#### [Data provided]

BEGIN

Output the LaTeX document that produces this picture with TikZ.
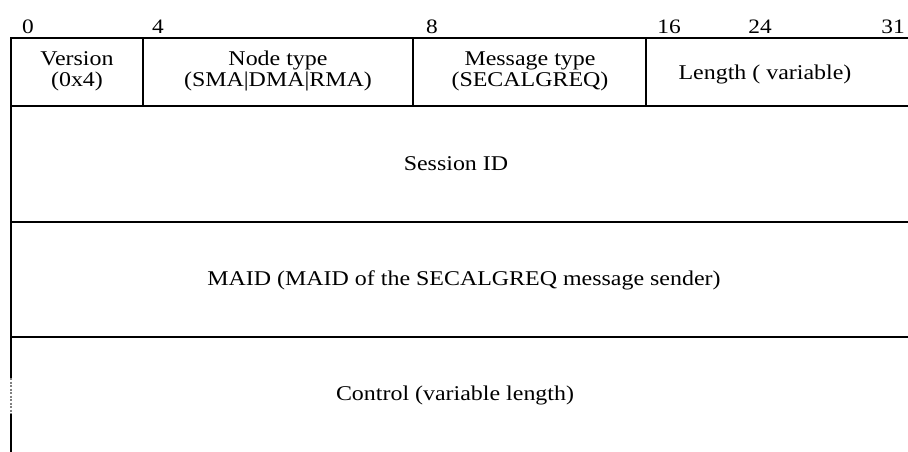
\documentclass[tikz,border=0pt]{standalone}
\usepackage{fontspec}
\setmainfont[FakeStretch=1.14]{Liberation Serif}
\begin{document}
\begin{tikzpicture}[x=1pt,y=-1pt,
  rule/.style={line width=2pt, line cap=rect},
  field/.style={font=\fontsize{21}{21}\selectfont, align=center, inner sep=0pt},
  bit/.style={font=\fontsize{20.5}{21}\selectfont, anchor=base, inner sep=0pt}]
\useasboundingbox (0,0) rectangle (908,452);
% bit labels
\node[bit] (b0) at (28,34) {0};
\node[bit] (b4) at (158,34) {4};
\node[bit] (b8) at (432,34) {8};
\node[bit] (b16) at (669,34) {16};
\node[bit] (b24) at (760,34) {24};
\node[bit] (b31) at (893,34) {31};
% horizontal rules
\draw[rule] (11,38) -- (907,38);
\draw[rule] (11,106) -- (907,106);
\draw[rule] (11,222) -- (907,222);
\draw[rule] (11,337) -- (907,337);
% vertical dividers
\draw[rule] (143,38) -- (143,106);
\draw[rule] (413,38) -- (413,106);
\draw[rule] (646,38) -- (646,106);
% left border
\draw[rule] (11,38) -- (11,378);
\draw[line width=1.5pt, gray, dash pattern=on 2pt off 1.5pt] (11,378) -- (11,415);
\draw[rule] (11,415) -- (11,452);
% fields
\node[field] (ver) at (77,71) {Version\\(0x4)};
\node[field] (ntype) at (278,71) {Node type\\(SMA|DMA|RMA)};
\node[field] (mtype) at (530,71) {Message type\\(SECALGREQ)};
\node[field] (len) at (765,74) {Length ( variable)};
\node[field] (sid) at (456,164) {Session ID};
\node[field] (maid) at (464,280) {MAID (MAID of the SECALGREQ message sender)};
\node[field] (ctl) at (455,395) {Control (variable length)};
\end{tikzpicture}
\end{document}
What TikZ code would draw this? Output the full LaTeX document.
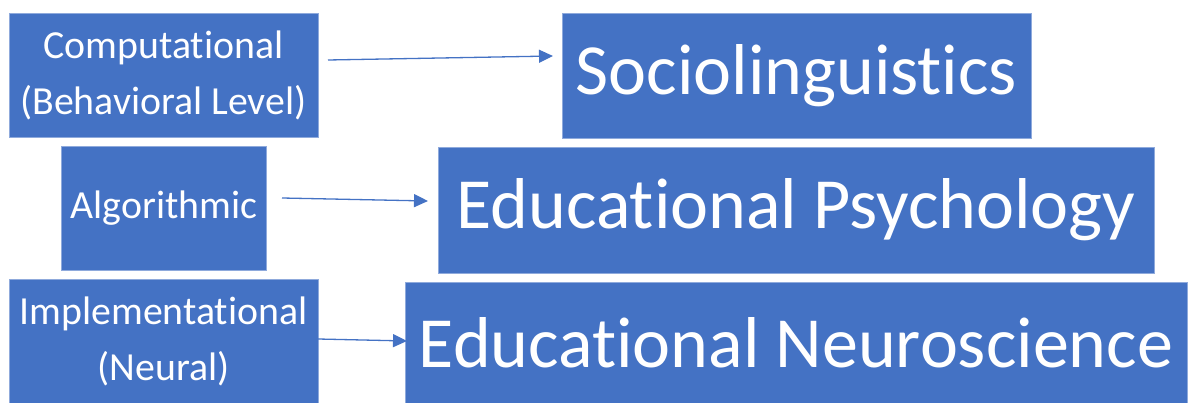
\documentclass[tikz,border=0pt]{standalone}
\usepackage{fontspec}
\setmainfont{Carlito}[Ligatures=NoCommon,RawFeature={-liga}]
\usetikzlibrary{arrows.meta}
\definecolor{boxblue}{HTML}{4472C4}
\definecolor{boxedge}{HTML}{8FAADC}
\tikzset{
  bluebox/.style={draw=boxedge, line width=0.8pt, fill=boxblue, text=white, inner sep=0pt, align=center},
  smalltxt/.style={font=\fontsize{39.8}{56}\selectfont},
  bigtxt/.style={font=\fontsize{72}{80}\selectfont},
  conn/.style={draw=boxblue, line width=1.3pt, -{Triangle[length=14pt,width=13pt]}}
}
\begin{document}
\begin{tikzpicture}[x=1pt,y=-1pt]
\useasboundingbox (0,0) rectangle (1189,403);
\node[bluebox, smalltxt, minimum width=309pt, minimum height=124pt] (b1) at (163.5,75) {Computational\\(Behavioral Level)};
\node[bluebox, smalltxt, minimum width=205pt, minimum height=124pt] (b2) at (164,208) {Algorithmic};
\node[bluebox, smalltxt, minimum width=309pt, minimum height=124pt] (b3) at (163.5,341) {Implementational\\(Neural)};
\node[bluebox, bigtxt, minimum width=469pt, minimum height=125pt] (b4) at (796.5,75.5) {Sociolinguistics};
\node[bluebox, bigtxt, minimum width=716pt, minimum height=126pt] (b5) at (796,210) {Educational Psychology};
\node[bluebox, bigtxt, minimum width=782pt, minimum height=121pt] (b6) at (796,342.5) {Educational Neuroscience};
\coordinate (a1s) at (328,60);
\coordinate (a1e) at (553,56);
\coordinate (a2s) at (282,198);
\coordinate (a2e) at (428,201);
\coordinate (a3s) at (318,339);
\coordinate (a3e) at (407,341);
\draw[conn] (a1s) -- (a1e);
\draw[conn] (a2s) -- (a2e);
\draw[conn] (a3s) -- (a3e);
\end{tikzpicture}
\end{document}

END

#### [What you need to do]
Make an exact copy of the data above, pictures excluded.

#### [Exercise output]
Output the LaTeX document that produces this picture with TikZ.
\documentclass[tikz,border=0pt]{standalone}
\usepackage{fontspec}
\setmainfont[FakeStretch=1.14]{Liberation Serif}
\begin{document}
\begin{tikzpicture}[x=1pt,y=-1pt,
  rule/.style={line width=2pt, line cap=rect},
  field/.style={font=\fontsize{21}{21}\selectfont, align=center, inner sep=0pt},
  bit/.style={font=\fontsize{20.5}{21}\selectfont, anchor=base, inner sep=0pt}]
\useasboundingbox (0,0) rectangle (908,452);
% bit labels
\node[bit] (b0) at (28,34) {0};
\node[bit] (b4) at (158,34) {4};
\node[bit] (b8) at (432,34) {8};
\node[bit] (b16) at (669,34) {16};
\node[bit] (b24) at (760,34) {24};
\node[bit] (b31) at (893,34) {31};
% horizontal rules
\draw[rule] (11,38) -- (907,38);
\draw[rule] (11,106) -- (907,106);
\draw[rule] (11,222) -- (907,222);
\draw[rule] (11,337) -- (907,337);
% vertical dividers
\draw[rule] (143,38) -- (143,106);
\draw[rule] (413,38) -- (413,106);
\draw[rule] (646,38) -- (646,106);
% left border
\draw[rule] (11,38) -- (11,378);
\draw[line width=1.5pt, gray, dash pattern=on 2pt off 1.5pt] (11,378) -- (11,415);
\draw[rule] (11,415) -- (11,452);
% fields
\node[field] (ver) at (77,71) {Version\\(0x4)};
\node[field] (ntype) at (278,71) {Node type\\(SMA|DMA|RMA)};
\node[field] (mtype) at (530,71) {Message type\\(SECALGREQ)};
\node[field] (len) at (765,74) {Length ( variable)};
\node[field] (sid) at (456,164) {Session ID};
\node[field] (maid) at (464,280) {MAID (MAID of the SECALGREQ message sender)};
\node[field] (ctl) at (455,395) {Control (variable length)};
\end{tikzpicture}
\end{document}
What TikZ code would draw this? Output the full LaTeX document.
\documentclass[tikz,border=0pt]{standalone}
\usepackage{fontspec}
\setmainfont{Carlito}[Ligatures=NoCommon,RawFeature={-liga}]
\usetikzlibrary{arrows.meta}
\definecolor{boxblue}{HTML}{4472C4}
\definecolor{boxedge}{HTML}{8FAADC}
\tikzset{
  bluebox/.style={draw=boxedge, line width=0.8pt, fill=boxblue, text=white, inner sep=0pt, align=center},
  smalltxt/.style={font=\fontsize{39.8}{56}\selectfont},
  bigtxt/.style={font=\fontsize{72}{80}\selectfont},
  conn/.style={draw=boxblue, line width=1.3pt, -{Triangle[length=14pt,width=13pt]}}
}
\begin{document}
\begin{tikzpicture}[x=1pt,y=-1pt]
\useasboundingbox (0,0) rectangle (1189,403);
\node[bluebox, smalltxt, minimum width=309pt, minimum height=124pt] (b1) at (163.5,75) {Computational\\(Behavioral Level)};
\node[bluebox, smalltxt, minimum width=205pt, minimum height=124pt] (b2) at (164,208) {Algorithmic};
\node[bluebox, smalltxt, minimum width=309pt, minimum height=124pt] (b3) at (163.5,341) {Implementational\\(Neural)};
\node[bluebox, bigtxt, minimum width=469pt, minimum height=125pt] (b4) at (796.5,75.5) {Sociolinguistics};
\node[bluebox, bigtxt, minimum width=716pt, minimum height=126pt] (b5) at (796,210) {Educational Psychology};
\node[bluebox, bigtxt, minimum width=782pt, minimum height=121pt] (b6) at (796,342.5) {Educational Neuroscience};
\coordinate (a1s) at (328,60);
\coordinate (a1e) at (553,56);
\coordinate (a2s) at (282,198);
\coordinate (a2e) at (428,201);
\coordinate (a3s) at (318,339);
\coordinate (a3e) at (407,341);
\draw[conn] (a1s) -- (a1e);
\draw[conn] (a2s) -- (a2e);
\draw[conn] (a3s) -- (a3e);
\end{tikzpicture}
\end{document}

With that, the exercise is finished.